Role of Autophagy in Zinc Oxide Nanoparticles-Induced Apoptosis of Mouse LEYDIG Cells.

Zinc oxide nanoparticles (ZnO NPs) have shown adverse health impact on the human male reproductive system, with evidence of inducing apoptosis. However, whether or not ZnO NPs could promote autophagy, and the possible role of autophagy in the progress of apoptosis, remain unclear. In the current study, in vitro and in vivo toxicological responses of ZnO NPs were explored by using a mouse model and mouse Leydig cell line.
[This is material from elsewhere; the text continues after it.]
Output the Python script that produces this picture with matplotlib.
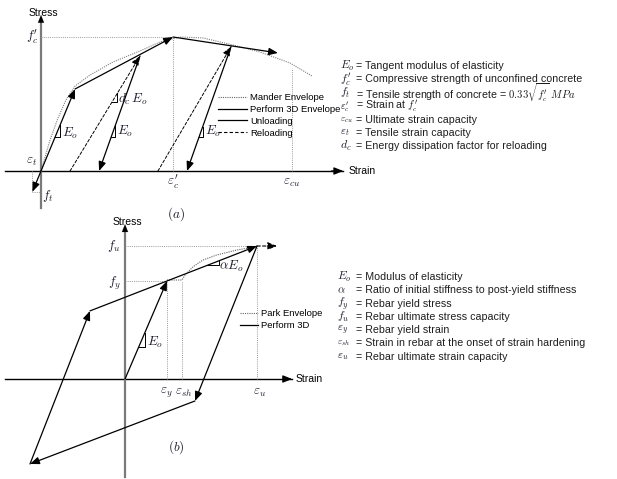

It was found that intragastrical exposure of ZnO NPs to mice for 28 days at the concentrations of 100, 200, and 400 mg/kg/day disrupted the seminiferous epithelium of the testis and decreased the sperm density in the epididymis. Furthermore, serum testosterone levels were markedly reduced. The induction of apoptosis and autophagy in the testis tissues was disclosed by up-regulating the protein levels of cleaved Caspase-8, cleaved Caspase-3, Bax, LC3-II, Atg 5, and Beclin 1, accompanied by down-regulation of Bcl 2. In vitro tests showed that ZnO NPs could induce apoptosis and autophagy with the generation of oxidative stress. Specific inhibition of autophagy pathway significantly decreased the cell viability and up-regulated the apoptosis level in mouse Leydig TM3 cells. In summary, ZnO NPs can induce apoptosis and autophagy via oxidative stress, and autophagy might play a protective role in ZnO NPs-induced apoptosis of mouse Leydig cells.